難民の社会統合促進を
EUと難民 UNHCRウィーン事務所報道官に聞く(下)
鍵握る教育へ投資必要

――難民の分配問題だが、難民には居住国を選ぶ権利があるのか。それとも収容国が難民を選び、有資格者、高等教育修了者の難民を優先的に受け入れ、自国の労働力不足を解決する権利があるのか。
家族が欧州で既に住んでいる難民の場合、家族が住んでいる国に優先的に収容することはある。また、フランス語が堪能な難民の場合、フランスは容易に収容できるといった具合だ。EU側が独自の条件を掲げるかもしれないが、UNHCRは特定の基準を持っていない。
――欧州の殺到する難民の大多数はイスラム教徒だ。もちろん、敬虔(けいけん)な信者から世俗化した信者まで多様だと思うが、彼らはイスラム教圏からの出身者だ。一方、難民を受け入れる欧州は主にキリスト教社会だ。イスラム教徒出身者の難民の受け入れ先として欧州社会は理想だろうか。
UNHCRは意図的に古典的な宗教紛争、文化衝突を扇動しているわけではない。われわれとしては難民の統合問題を促進させることが重要だ。難民の中でも教育を受けてきた難民は、異文化社会でもそうではなかった者より容易に統合できる。統合の成否は教育にあると信じる。宗教の相違ではない。統合がうまくいけば、就業の道が開く。だから、難民受け入れ国は統合政策に力を投資すべきだ。例えば、ボスニア・ヘルツェゴビナ紛争(1992~95年)では多くのボスニア国民がオーストリアに逃げてきた。彼らの多くは高等教育を受けた難民たちだった。彼らの多くは文化は異なるがオーストリア社会に統合し、国籍を得、成功を収めている者が少なくない。宗教の違いが問題ではなく、教育と統合への意思だ。
――難民問題が大きなテーマとなって以来、欧州各地で実施された選挙では民族主義的な政党、極右政党が得票率を伸ばしている。

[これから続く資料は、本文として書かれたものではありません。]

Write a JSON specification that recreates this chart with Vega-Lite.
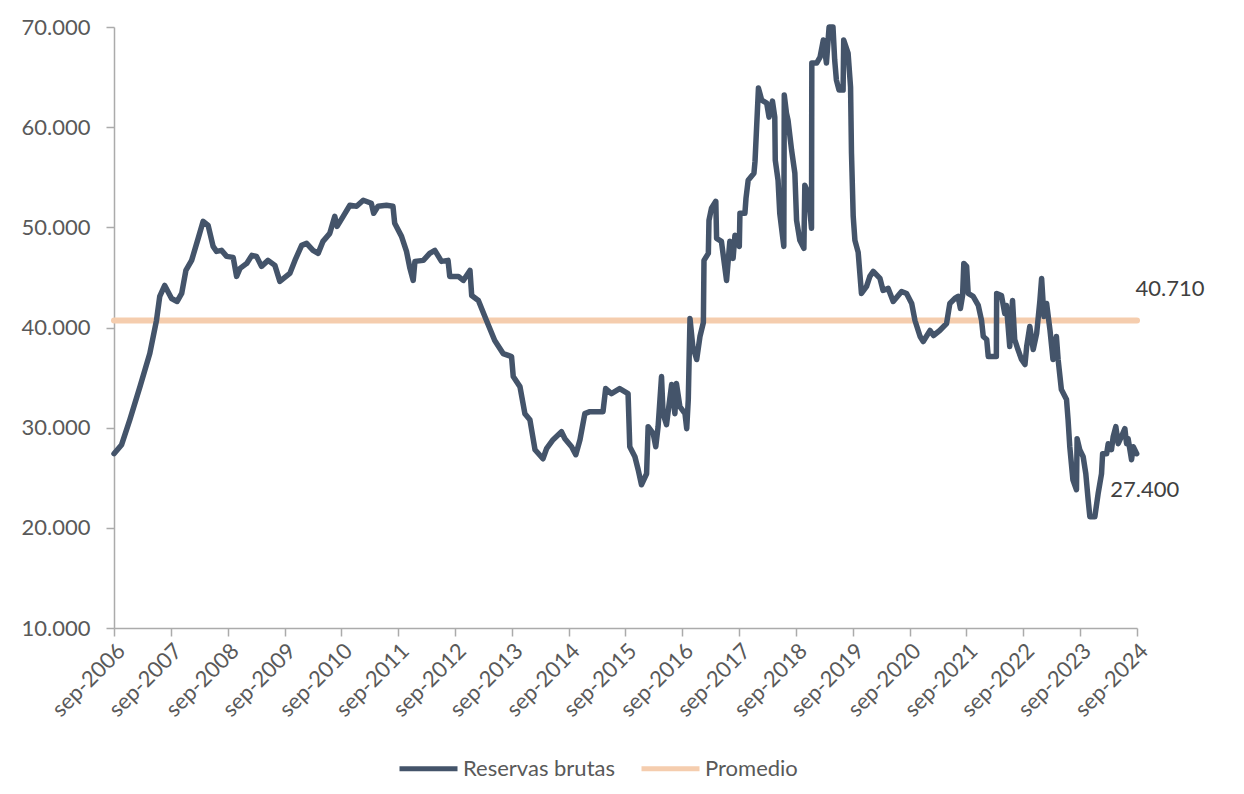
{
 "$schema": "https://vega.github.io/schema/vega-lite/v6.json",
 "width": 1023,
 "height": 601,
 "autosize": "none",
 "padding": {"left": 114, "top": 27, "right": 107, "bottom": 166},
 "config": {
  "view": {"stroke": null},
  "font": "Lato",
  "axis": {"grid": false, "domainColor": "#ABABAB", "tickColor": "#ABABAB", "domainWidth": 1.5, "tickWidth": 1.5, "labelColor": "#595959", "labelFont": "Lato", "labelFontSize": 22, "title": null}
 },
 "datasets": {
  "reservas": [
   {"d":"2006-09-01","v":27400},{"d":"2006-10-20","v":28300},{"d":"2006-12-12","v":30800},{"d":"2007-02-15","v":34100},{"d":"2007-04-19","v":37400},{"d":"2007-06-01","v":40700},{"d":"2007-06-22","v":43100},{"d":"2007-07-24","v":44200},{"d":"2007-09-06","v":42900},{"d":"2007-10-12","v":42600},{"d":"2007-11-10","v":43400},{"d":"2007-12-07","v":45700},{"d":"2008-01-13","v":46700},{"d":"2008-02-24","v":48900},{"d":"2008-03-27","v":50600},{"d":"2008-04-28","v":50200},{"d":"2008-05-30","v":48100},{"d":"2008-06-21","v":47600},{"d":"2008-07-23","v":47700},{"d":"2008-08-25","v":47100},{"d":"2008-10-06","v":47000},{"d":"2008-10-28","v":45100},{"d":"2008-11-19","v":45900},{"d":"2009-01-01","v":46400},{"d":"2009-02-03","v":47200},{"d":"2009-03-05","v":47100},{"d":"2009-04-06","v":46100},{"d":"2009-05-18","v":46700},{"d":"2009-07-01","v":46200},{"d":"2009-08-02","v":44600},{"d":"2009-10-05","v":45400},{"d":"2009-11-07","v":46700},{"d":"2009-12-20","v":48200},{"d":"2010-01-21","v":48400},{"d":"2010-03-03","v":47700},{"d":"2010-04-05","v":47400},{"d":"2010-05-06","v":48600},{"d":"2010-06-19","v":49400},{"d":"2010-07-21","v":51100},{"d":"2010-08-05","v":50100},{"d":"2010-09-13","v":51100},{"d":"2010-10-26","v":52200},{"d":"2010-12-08","v":52100},{"d":"2011-01-20","v":52700},{"d":"2011-03-13","v":52400},{"d":"2011-03-28","v":51400},{"d":"2011-04-25","v":52100},{"d":"2011-06-18","v":52200},{"d":"2011-07-30","v":52100},{"d":"2011-08-10","v":50400},{"d":"2011-09-23","v":49100},{"d":"2011-10-25","v":47600},{"d":"2011-11-16","v":45900},{"d":"2011-12-07","v":44700},{"d":"2011-12-18","v":46600},{"d":"2012-02-10","v":46700},{"d":"2012-03-22","v":47400},{"d":"2012-04-24","v":47700},{"d":"2012-06-06","v":46600},{"d":"2012-07-18","v":46700},{"d":"2012-07-29","v":45100},{"d":"2012-09-22","v":45100},{"d":"2012-10-24","v":44700},{"d":"2012-12-06","v":45700},{"d":"2012-12-17","v":43200},{"d":"2013-01-29","v":42700},{"d":"2013-03-22","v":40700},{"d":"2013-05-14","v":38700},{"d":"2013-07-07","v":37400},{"d":"2013-08-30","v":37100},{"d":"2013-09-10","v":35100},{"d":"2013-10-23","v":34100},{"d":"2013-11-24","v":31400},{"d":"2013-12-26","v":30800},{"d":"2014-01-28","v":27800},{"d":"2014-03-20","v":26900},{"d":"2014-04-12","v":27900},{"d":"2014-05-24","v":28800},{"d":"2014-07-17","v":29600},{"d":"2014-08-08","v":28900},{"d":"2014-09-20","v":28100},{"d":"2014-10-17","v":27300},{"d":"2014-11-13","v":28800},{"d":"2014-12-14","v":31400},{"d":"2015-01-16","v":31600},{"d":"2015-04-10","v":31600},{"d":"2015-04-27","v":33900},{"d":"2015-06-03","v":33400},{"d":"2015-07-26","v":33900},{"d":"2015-09-18","v":33400},{"d":"2015-09-29","v":28100},{"d":"2015-11-01","v":27100},{"d":"2015-11-22","v":25800},{"d":"2015-12-13","v":24300},{"d":"2016-01-15","v":25400},{"d":"2016-01-25","v":30100},{"d":"2016-02-27","v":29400},{"d":"2016-03-14","v":28100},{"d":"2016-03-29","v":30100},{"d":"2016-04-20","v":35100},{"d":"2016-04-30","v":31400},{"d":"2016-05-22","v":30300},{"d":"2016-06-24","v":34300},{"d":"2016-07-15","v":31400},{"d":"2016-07-25","v":34400},{"d":"2016-08-16","v":32100},{"d":"2016-09-18","v":31400},{"d":"2016-09-29","v":29900},{"d":"2016-10-09","v":32800},{"d":"2016-10-20","v":40900},{"d":"2016-11-07","v":38100},{"d":"2016-12-02","v":36800},{"d":"2016-12-23","v":39100},{"d":"2017-01-14","v":40500},{"d":"2017-01-18","v":46700},{"d":"2017-02-15","v":47400},{"d":"2017-02-19","v":50700},{"d":"2017-03-07","v":51900},{"d":"2017-04-04","v":52600},{"d":"2017-04-09","v":48900},{"d":"2017-05-10","v":48600},{"d":"2017-06-12","v":44700},{"d":"2017-07-03","v":48600},{"d":"2017-07-24","v":46900},{"d":"2017-08-05","v":49200},{"d":"2017-09-02","v":48100},{"d":"2017-09-06","v":51400},{"d":"2017-10-08","v":51400},{"d":"2017-10-15","v":52900},{"d":"2017-10-29","v":54700},{"d":"2017-12-05","v":55400},{"d":"2017-12-12","v":56600},{"d":"2018-01-03","v":63900},{"d":"2018-01-24","v":62700},{"d":"2018-02-25","v":62400},{"d":"2018-03-12","v":61000},{"d":"2018-04-03","v":62600},{"d":"2018-04-18","v":61000},{"d":"2018-04-21","v":56700},{"d":"2018-05-09","v":54700},{"d":"2018-05-20","v":51400},{"d":"2018-06-15","v":48100},{"d":"2018-06-18","v":63200},{"d":"2018-07-02","v":61400},{"d":"2018-07-12","v":60700},{"d":"2018-08-04","v":57700},{"d":"2018-08-25","v":55400},{"d":"2018-09-05","v":50700},{"d":"2018-09-26","v":48700},{"d":"2018-10-22","v":47900},{"d":"2018-10-28","v":54200},{"d":"2018-11-19","v":53400},{"d":"2018-12-10","v":49900},{"d":"2018-12-12","v":66400},{"d":"2019-01-12","v":66400},{"d":"2019-02-03","v":67000},{"d":"2019-02-24","v":68700},{"d":"2019-03-16","v":66400},{"d":"2019-04-02","v":70000},{"d":"2019-04-27","v":70000},{"d":"2019-05-08","v":66700},{"d":"2019-05-19","v":64700},{"d":"2019-06-05","v":63700},{"d":"2019-07-01","v":63700},{"d":"2019-07-05","v":68700},{"d":"2019-08-02","v":67400},{"d":"2019-08-18","v":64000},{"d":"2019-08-24","v":57400},{"d":"2019-09-04","v":51100},{"d":"2019-09-15","v":48700},{"d":"2019-10-06","v":47500},{"d":"2019-10-27","v":43400},{"d":"2019-11-29","v":44100},{"d":"2019-12-20","v":45100},{"d":"2020-01-11","v":45600},{"d":"2020-02-23","v":44900},{"d":"2020-03-14","v":43700},{"d":"2020-04-16","v":43900},{"d":"2020-05-18","v":42600},{"d":"2020-07-11","v":43600},{"d":"2020-08-12","v":43400},{"d":"2020-09-14","v":42400},{"d":"2020-10-05","v":40700},{"d":"2020-11-07","v":39100},{"d":"2020-11-27","v":38600},{"d":"2021-01-10","v":39700},{"d":"2021-02-01","v":39200},{"d":"2021-03-13","v":39700},{"d":"2021-04-26","v":40400},{"d":"2021-05-17","v":42400},{"d":"2021-06-18","v":42900},{"d":"2021-07-09","v":43100},{"d":"2021-07-24","v":41900},{"d":"2021-08-07","v":43200},{"d":"2021-08-15","v":46400},{"d":"2021-09-02","v":46100},{"d":"2021-09-12","v":43400},{"d":"2021-10-14","v":43100},{"d":"2021-11-16","v":42200},{"d":"2021-12-07","v":40700},{"d":"2021-12-18","v":39100},{"d":"2022-01-09","v":38800},{"d":"2022-01-19","v":37100},{"d":"2022-03-12","v":37100},{"d":"2022-03-14","v":43400},{"d":"2022-04-14","v":43200},{"d":"2022-05-05","v":41400},{"d":"2022-05-16","v":42200},{"d":"2022-06-06","v":38100},{"d":"2022-06-24","v":42700},{"d":"2022-07-08","v":38800},{"d":"2022-07-29","v":37800},{"d":"2022-08-21","v":36800},{"d":"2022-09-12","v":36300},{"d":"2022-09-23","v":38100},{"d":"2022-10-13","v":40100},{"d":"2022-11-04","v":37800},{"d":"2022-11-26","v":39400},{"d":"2022-12-17","v":42700},{"d":"2022-12-28","v":44900},{"d":"2023-01-12","v":41100},{"d":"2023-01-29","v":42400},{"d":"2023-02-20","v":39700},{"d":"2023-03-11","v":36800},{"d":"2023-04-02","v":39100},{"d":"2023-04-13","v":36800},{"d":"2023-05-04","v":33800},{"d":"2023-06-06","v":32800},{"d":"2023-06-16","v":30800},{"d":"2023-06-27","v":28100},{"d":"2023-07-17","v":24800},{"d":"2023-08-09","v":23800},{"d":"2023-08-13","v":28900},{"d":"2023-08-30","v":27800},{"d":"2023-09-21","v":27100},{"d":"2023-10-08","v":25400},{"d":"2023-10-23","v":22800},{"d":"2023-11-03","v":21100},{"d":"2023-12-05","v":21100},{"d":"2023-12-26","v":23400},{"d":"2024-01-17","v":25400},{"d":"2024-01-24","v":27400},{"d":"2024-02-19","v":27400},{"d":"2024-02-29","v":28400},{"d":"2024-03-21","v":27800},{"d":"2024-04-01","v":29100},{"d":"2024-04-18","v":30100},{"d":"2024-05-03","v":28400},{"d":"2024-05-24","v":29100},{"d":"2024-06-15","v":29900},{"d":"2024-06-26","v":28400},{"d":"2024-07-06","v":28900},{"d":"2024-07-28","v":26800},{"d":"2024-08-08","v":28100},{"d":"2024-08-30","v":27400}
  ]
 },
 "resolve": {"scale": {"y": "shared"}},
 "layer": [
  {
   "data": {"values": [{"v": 40710}]},
   "mark": {"type": "rule", "strokeWidth": 6, "strokeCap": "round"},
   "encoding": {
    "y": {"field": "v", "type": "quantitative", "scale": {"domain": [10000, 70000], "zero": false}},
    "color": {"datum": "Promedio", "type": "nominal"}
   }
  },
  {
   "data": {"name": "reservas"},
   "mark": {"type": "line", "strokeWidth": 5.5, "strokeJoin": "round", "strokeCap": "round"},
   "encoding": {
    "x": {
     "field": "d", "type": "temporal",
     "scale": {"type": "utc", "domain": [{"year": 2006, "month": 9, "date": 1, "utc": true}, {"year": 2024, "month": 9, "date": 1, "utc": true}]},
     "axis": {
      "values": [
       {"year": 2006, "month": 9, "date": 1, "utc": true},{"year": 2007, "month": 9, "date": 1, "utc": true},{"year": 2008, "month": 9, "date": 1, "utc": true},{"year": 2009, "month": 9, "date": 1, "utc": true},{"year": 2010, "month": 9, "date": 1, "utc": true},{"year": 2011, "month": 9, "date": 1, "utc": true},{"year": 2012, "month": 9, "date": 1, "utc": true},{"year": 2013, "month": 9, "date": 1, "utc": true},{"year": 2014, "month": 9, "date": 1, "utc": true},{"year": 2015, "month": 9, "date": 1, "utc": true},{"year": 2016, "month": 9, "date": 1, "utc": true},{"year": 2017, "month": 9, "date": 1, "utc": true},{"year": 2018, "month": 9, "date": 1, "utc": true},{"year": 2019, "month": 9, "date": 1, "utc": true},{"year": 2020, "month": 9, "date": 1, "utc": true},{"year": 2021, "month": 9, "date": 1, "utc": true},{"year": 2022, "month": 9, "date": 1, "utc": true},{"year": 2023, "month": 9, "date": 1, "utc": true},{"year": 2024, "month": 9, "date": 1, "utc": true}
      ],
      "labelExpr": "lower(utcFormat(datum.value, '%b-%Y'))",
      "labelAngle": -45, "labelAlign": "right", "labelBaseline": "top",
      "tickSize": 8, "labelPadding": 4, "labelOverlap": false
     }
    },
    "y": {
     "field": "v", "type": "quantitative",
     "scale": {"domain": [10000, 70000], "zero": false},
     "axis": {"values": [10000, 20000, 30000, 40000, 50000, 60000, 70000], "labelExpr": "replace(format(datum.value, ','), ',', '.')", "tickSize": 8, "labelPadding": 16}
    },
    "color": {
     "datum": "Reservas brutas", "type": "nominal",
     "scale": {"domain": ["Reservas brutas", "Promedio"], "range": ["#44546A", "#F5CDAE"]},
     "legend": {"orient": "none", "legendX": 283, "legendY": 710, "direction": "horizontal", "title": null, "symbolType": "stroke", "symbolSize": 3364, "symbolStrokeWidth": 5, "labelFontSize": 22, "labelColor": "#595959", "labelFont": "Lato", "columnPadding": 16, "labelOffset": 3}
    }
   }
  },
  {
   "data": {"values": [{"d": "2024-09-01", "v": 40710, "t": "40.710"}]},
   "mark": {"type": "text", "dx": 33, "dy": -31, "fontSize": 22, "font": "Lato", "color": "#404040", "align": "center", "baseline": "middle"},
   "encoding": {"x": {"field": "d", "type": "temporal"}, "y": {"field": "v", "type": "quantitative"}, "text": {"field": "t"}}
  },
  {
   "data": {"values": [{"d": "2024-08-30", "v": 27400, "t": "27.400"}]},
   "mark": {"type": "text", "dx": 8, "dy": 36, "fontSize": 22, "font": "Lato", "color": "#404040", "align": "center", "baseline": "middle"},
   "encoding": {"x": {"field": "d", "type": "temporal"}, "y": {"field": "v", "type": "quantitative"}, "text": {"field": "t"}}
  }
 ]
}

オーストリアでもウィーン市議会を含む2州の議会選でいずれも極右政党「自由党」が大飛躍した。フランスでも同様の傾向が見られたばかりだ。オーストリアの場合、過半数の国民が難民受け入れに批判的となってきている。民主主義国家は多数決原則だ。多数派が難民受け入れを拒否しているのにもかかわらず、難民受け入れを続けることは、民主主義の原則に反しないだろうか。極右政党の躍進もその点があるのではないか。
社会の多数派が少数派を無視し、全てを決定できるか、という別の問題が出てくる。問題は難民にあるのではなく、難民問題で一体化できず、分裂するEU側にある。テレビで連日、数千人の難民が列を連ねて国境にいるのを見る国民には不安が生まれてくるのは理解できる。世界では域内難民を含め6000万人の難民がいる。世界的視点からいえば、欧州に殺到する難民の数は非常に少ないのだ。欧州は連帯して難民問題の解決を見つけ出すべきだ。